WASHINGTON, UNITED STATES — Companies are losing an average of $29 million a year by failing to act on the customer data they already collect, according to a new study released by the IBM Institute for Business Value and Adobe.
The research, drawn from a survey of 1,000 global senior tech and marketing executives, found that only one-third of data gathered by customer data organizations is actually used to make customer experience (CX) decisions — exposing a costly gap between data collection and execution.
The findings land at a moment when enterprise CX budgets are climbing and offshore service providers are racing to embed analytics and AI into their delivery models.
The high cost of sitting on customer data
Three-quarters of executives say most businesses are slow to respond to changing customer expectations, the IBM-Adobe study found, with the deepest friction occurring in cross-channel identity resolution, adapting to customer needs and delivering personalized content at scale.
Companies that move faster post measurable gains: 13% lower customer acquisition costs, 6% higher customer retention rates and a 3-point advantage in net promoter scores.
Nearly 9 in 10 executives say customers now expect companies to anticipate their needs before the customer expresses them — a standard most brands are not currently meeting.
“It’s less about knowing their name or their birthday; and more about understanding where they are, the context of their situation, and what they need help with,” said Max Venker, VP of product marketing for XM for Customer Experience at Qualtrics, in a separate report.
“With advances in real-time technology and AI, it’s possible to serve customers in an intelligent way that will blow traditional personalization efforts away,” Venker added.
How offshore vendors can close the data-to-action gap
The findings put fresh pressure on CX BPOs and offshore contact centers, whose value proposition increasingly hinges on whether they can help clients operationalize intent data, not just handle volume.
Offshore vendors are responding by building analytics pods inside global delivery centers, deploying AI-augmented agents and rolling out intent-based routing systems that translate raw customer signals into faster, more contextual interactions.
The shift positions BPO providers as strategic partners in CX execution rather than back-office cost centers.
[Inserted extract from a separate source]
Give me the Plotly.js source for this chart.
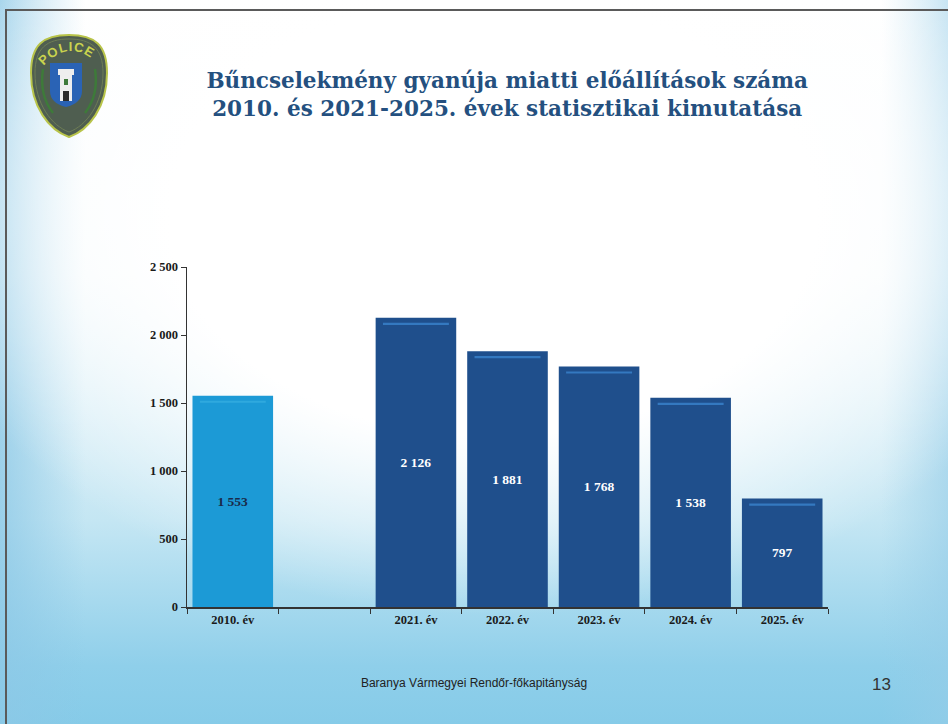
<!DOCTYPE html>
<html>
<head>
<meta charset="utf-8">
<script src="https://cdn.plot.ly/plotly-3.0.1.min.js"></script>
<style>
  html, body { margin: 0; padding: 0; }
  body {
    width: 948px; height: 724px; overflow: hidden; position: relative;
    background:
      radial-gradient(ellipse 62% 55% at 52% 30%, #ffffff 55%, rgba(255,255,255,0) 100%),
      linear-gradient(to right, rgba(140,200,230,0.75) 0%, rgba(255,255,255,0) 9%, rgba(255,255,255,0) 93%, rgba(150,205,232,0.6) 100%),
      linear-gradient(to bottom, #ffffff 0%, #f4fafc 38%, #c4e6f3 72%, #8fcfea 92%, #86cbe8 100%);
  }
  #frame { position: absolute; left: 5px; top: 9px; width: 960px; height: 730px;
           border-top: 2px solid #5a5a5a; border-left: 2px solid #5a5a5a; box-sizing: border-box; }
  #chart { position: absolute; left: 0; top: 0; width: 948px; height: 724px; }
  #logo { position: absolute; left: 29px; top: 33px; width: 80px; height: 106px; }
  .foot { position: absolute; font-family: "Liberation Sans", Arial, sans-serif; color: #222; }
</style>
</head>
<body>
<div id="frame"></div>
<svg id="logo" viewBox="0 0 80 106">
  <defs>
    <path id="arcTop" d="M 12 36 Q 40 2 70 32" />
  </defs>
  <path d="M 40 2 C 66 2 78 12 78 40 C 78 74 60 97 40 104 C 20 97 2 74 2 40 C 2 12 14 2 40 2 Z"
        fill="#4f5e50" stroke="#b8c44a" stroke-width="2"/>
  <path d="M 40 6 C 62 6 74 15 74 40 C 74 71 57 93 40 99 C 23 93 6 71 6 40 C 6 15 18 6 40 6 Z"
        fill="none" stroke="#6d7d55" stroke-width="1"/>
  <text font-family="Liberation Sans, Arial" font-weight="bold" font-size="13" fill="#c9d34e" letter-spacing="1">
    <textPath href="#arcTop" startOffset="4">POLICE</textPath>
  </text>
  <path d="M 14 36 Q 10 62 24 80" fill="none" stroke="#3e7a3a" stroke-width="2.5"/>
  <path d="M 66 36 Q 70 62 56 80" fill="none" stroke="#3e7a3a" stroke-width="2.5"/>
  <path d="M 21 30 H 53 V 58 Q 53 70 37 74 Q 21 70 21 58 Z" fill="#2a63b5"/>
  <rect x="31" y="40" width="12" height="28" fill="#eeeeee"/>
  <rect x="29" y="36" width="16" height="6" fill="#eeeeee"/>
  <rect x="34" y="58" width="6" height="10" fill="#2b2b2b"/>
  <rect x="35" y="46" width="4" height="6" fill="#3e7a3a"/>
</svg>
<div id="chart"></div>
<div class="foot" style="left:0;width:948px;top:676px;text-align:center;font-size:12px;">Baranya Vármegyei Rendőr-főkapitányság</div>
<div class="foot" style="left:872px;top:675px;font-size:17px;color:#333;">13</div>
<script>
const categories = ["2010. év", " ", "2021. év", "2022. év", "2023. év", "2024. év", "2025. év"];
const values = [1553, null, 2126, 1881, 1768, 1538, 797];
const barColors = ["#1c9ad6", "#1f4f8c", "#1f4f8c", "#1f4f8c", "#1f4f8c", "#1f4f8c", "#1f4f8c"];
const stripeColors = ["#2fa9de", "#3479c0", "#3479c0", "#3479c0", "#3479c0", "#3479c0", "#3479c0"];
const labelColors = ["#1a2a4a", "#ffffff", "#ffffff", "#ffffff", "#ffffff", "#ffffff", "#ffffff"];
const yTicks = [0, 500, 1000, 1500, 2000, 2500];
const titleText = "Bűncselekmény gyanúja miatti előállítások száma<br>2010. és 2021-2025. évek statisztikai kimutatása";

const serif = "Liberation Serif, Times New Roman, serif";

const mainBars = {
  type: "bar",
  x: categories,
  y: values,
  width: 0.88,
  marker: { color: barColors, line: { width: 0 } },
  texttemplate: "%{y:,d}",
  textposition: "inside",
  insidetextanchor: "middle",
  textangle: 0,
  textfont: { family: serif, size: 13.5, color: labelColors, weight: "bold" },
  hoverinfo: "skip"
};

// thin lighter highlight band just below the top of each bar (decorative)
const stripeBars = {
  type: "bar",
  x: categories,
  y: values.map(v => (v === null ? null : 16)),
  base: values.map(v => (v === null ? null : v - 52)),
  width: 0.72,
  marker: { color: stripeColors, line: { width: 0 } },
  hoverinfo: "skip",
  textposition: "none"
};

const layout = {
  width: 948, height: 724,
  margin: { l: 187, r: 120, t: 267, b: 117 },
  paper_bgcolor: "rgba(0,0,0,0)",
  plot_bgcolor: "rgba(0,0,0,0)",
  separators: ", ",
  barmode: "overlay",
  showlegend: false,
  title: {
    text: titleText,
    font: { family: "DejaVu Serif, Georgia, serif", size: 21.5, color: "#24507f", weight: "bold" },
    x: 0.535, xanchor: "center",
    y: 1 - 88 / 724, yanchor: "middle", yref: "container"
  },
  xaxis: {
    type: "category",
    categoryorder: "array", categoryarray: categories,
    showline: true, linecolor: "#333", linewidth: 1.5,
    ticks: "outside", tickson: "boundaries", ticklen: 5, tickcolor: "#333",
    tickfont: { family: serif, size: 12.5, color: "#1a1a1a", weight: "bold" },
    showgrid: false, zeroline: false, fixedrange: true
  },
  yaxis: {
    range: [0, 2500],
    tickvals: yTicks,
    tickformat: ",d",
    showline: true, linecolor: "#333", linewidth: 1.5,
    ticks: "outside", ticklen: 5, tickcolor: "#333",
    tickfont: { family: serif, size: 12.5, color: "#1a1a1a", weight: "bold" },
    showgrid: false, zeroline: false, fixedrange: true
  }
};

Plotly.newPlot("chart", [mainBars, stripeBars], layout, { displayModeBar: false, staticPlot: true });
</script>
</body>
</html>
Seven in 10 executives say they are struggling with the balance of intelligent personalization against consumers’ trust and privacy demands, according to the IBM Institute for Business Value study — a tension that offshore providers will need to manage as they take on richer data responsibilities for U.S. clients.
Executives’ top near-term priorities, the study found, now center on tech and integration, speed and personalization, all areas where offshore delivery models are rapidly maturing.
The $29 million annual loss highlights a structural opportunity reshaping the global outsourcing industry — providers that can convert customer data into faster, contextually intelligent action are positioned to capture a larger share of enterprise CX spend, while those still selling labor capacity alone risk being squeezed as brands prioritize partners that move at the speed of customer intent.